The difference between a D and a G is virtually imperceptible once the diamond is set in a ring — but the price difference can be 30 to 40%. A G or H diamond in a white gold setting is the smartest choice for most budgets. In a yellow gold setting, you can go down to I or J without anyone noticing the difference.

Five round diamonds showing GIA colour gradation from D (colourless) to J (slightly tinted)

Clarity — what the eye can't see doesn't count

Clarity measures the presence of inclusions (internal imperfections) and surface blemishes in the diamond. Almost all diamonds contain them — the question is: are they visible to the naked eye?

Grade Meaning
FL / IF No inclusions visible under 10x loupe. Extremely rare and expensive. Less than 1% of diamonds.
VVS1 – VVS2 Minute inclusions, very difficult to see even for a gemologist with a loupe.
VS1 – VS2 Minor inclusions, visible under loupe but invisible to the naked eye. Excellent choice.
SI1 – SI2 Inclusions visible under loupe. SI1 is often eye-clean — SI2 may begin to show flaws depending on shape.
I1 – I3 Inclusions visible to the naked eye. Affects brilliance and durability. Avoid.
Jeweller examining a diamond under a 10x loupe to assess its clarity

The key concept: "eye-clean". A diamond is "eye-clean" if its inclusions are invisible to the naked eye, without a loupe, at arm's length. This is the practical standard that truly matters for most buyers.

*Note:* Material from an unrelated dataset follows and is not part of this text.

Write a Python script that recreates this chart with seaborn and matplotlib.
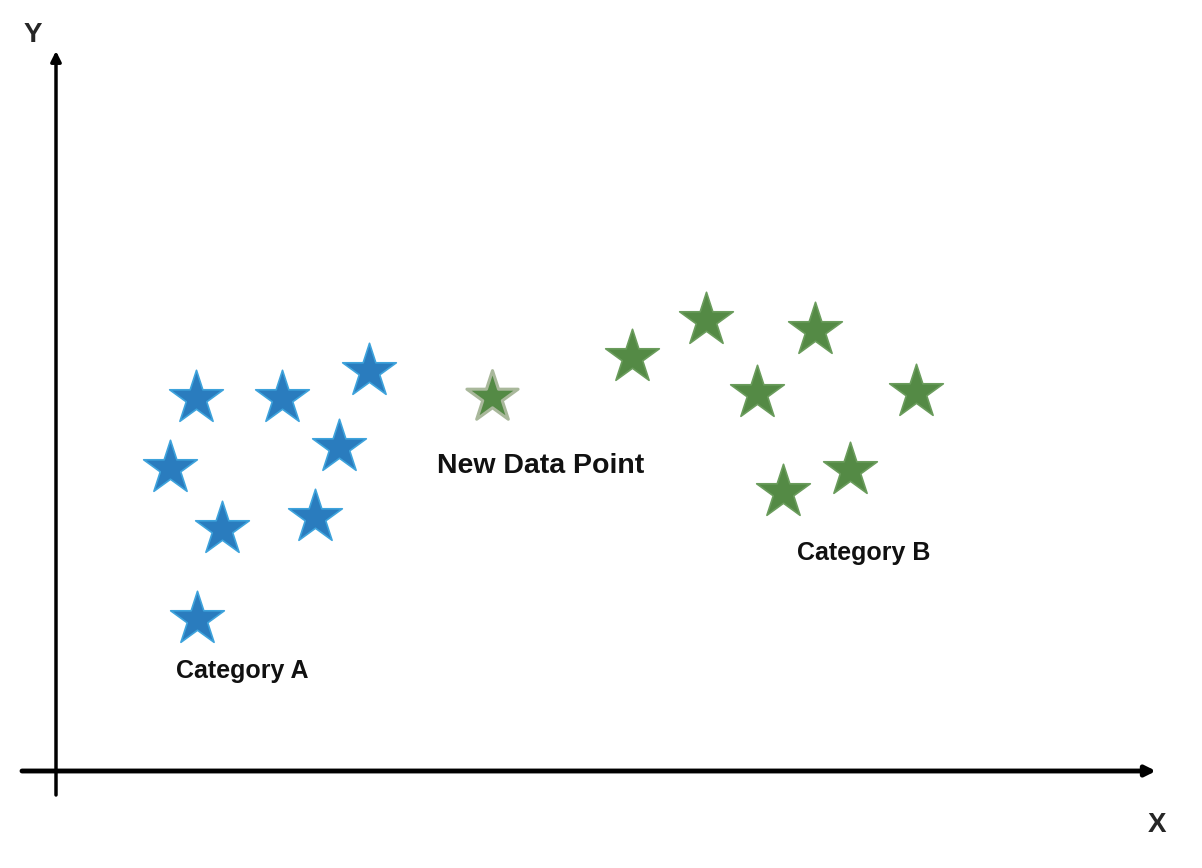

"For an engagement ring, a VS2 or SI1 eye-clean grade offers the best balance between quality and price. Paying the premium for VVS or Flawless only makes sense if technical perfection matters to you — visually, the difference is imperceptible. The one exception: emerald and Asscher cuts, whose large open facets reveal inclusions more easily. Aim for VS2 minimum for these shapes."

— Ralph Kelendji

Carat — weight, not size

Carat is the unit of weight for gemstones: 1 carat = 0.20 grams. It is the easiest C to understand, but also the most misleading — a 1-carat diamond does not necessarily appear "large" if its cut is poor or if its shape concentrates the weight in depth rather than surface area.

Carat Approximate diameter Appearance
0.30 ct~4.3 mmDiscreet, delicate
0.50 ct~5.1 mmElegant, visible without being imposing
0.75 ct~5.8 mmGood presence on the hand
1.00 ct~6.4 mmThe classic benchmark — marked presence
1.50 ct~7.3 mmImposing, statement
2.00 ct~8.1 mmVery imposing
Visual comparison of five round diamonds from 0.30 ct to 2.00 ct on a hand

The "magic sizes" trick: prices jump disproportionately at round thresholds (0.50 ct, 1.00 ct, 1.50 ct, 2.00 ct). A 0.48 ct diamond is visually indistinguishable from a 0.50 ct, but often costs 10 to 15% less. A 0.90–0.95 ct looks just as large as a 1.00 ct on the finger. Ralph systematically looks for these "just below the threshold" diamonds to maximize your budget.

What affects apparent size: stone shape plays a huge role. A 0.80 ct oval or marquise will appear larger than a 1.00 ct round, because the visible surface area (the "face-up") is greater. If visual size is your priority, explore elongated shapes.

How to balance the 4Cs — where to invest, where to save

Nobody buys a perfect diamond on all four criteria at once — it is a matter of priorities. Here is the hierarchy Ralph recommends.

Ralph's advice

  1. Never compromise on cut. This is what gives the diamond its life. Always aim for Excellent or Very Good.
  2. Drop in colour before dropping in clarity. A G or H diamond set in white gold is visually colourless. The savings can be invested in a better carat or a better cut.
  3. Aim for "eye-clean" clarity, not perfection. VS2 or SI1 eye-clean — that is the sweet spot. Nobody examines your ring under a 10x loupe.
  4. Play the carat thresholds. A 0.90 ct instead of a 1.00 ct saves you 10–20% for an invisible difference on the finger.

In summary: Excellent cut, G–H colour, VS2–SI1 eye-clean clarity, carat just below the threshold — this is the formula for the best diamond possible within your budget.

— Ralph Kelendji

This is not an absolute rule — it is a starting point. During your consultation, Ralph adapts these recommendations to your taste, your preferred stone shape and your real budget.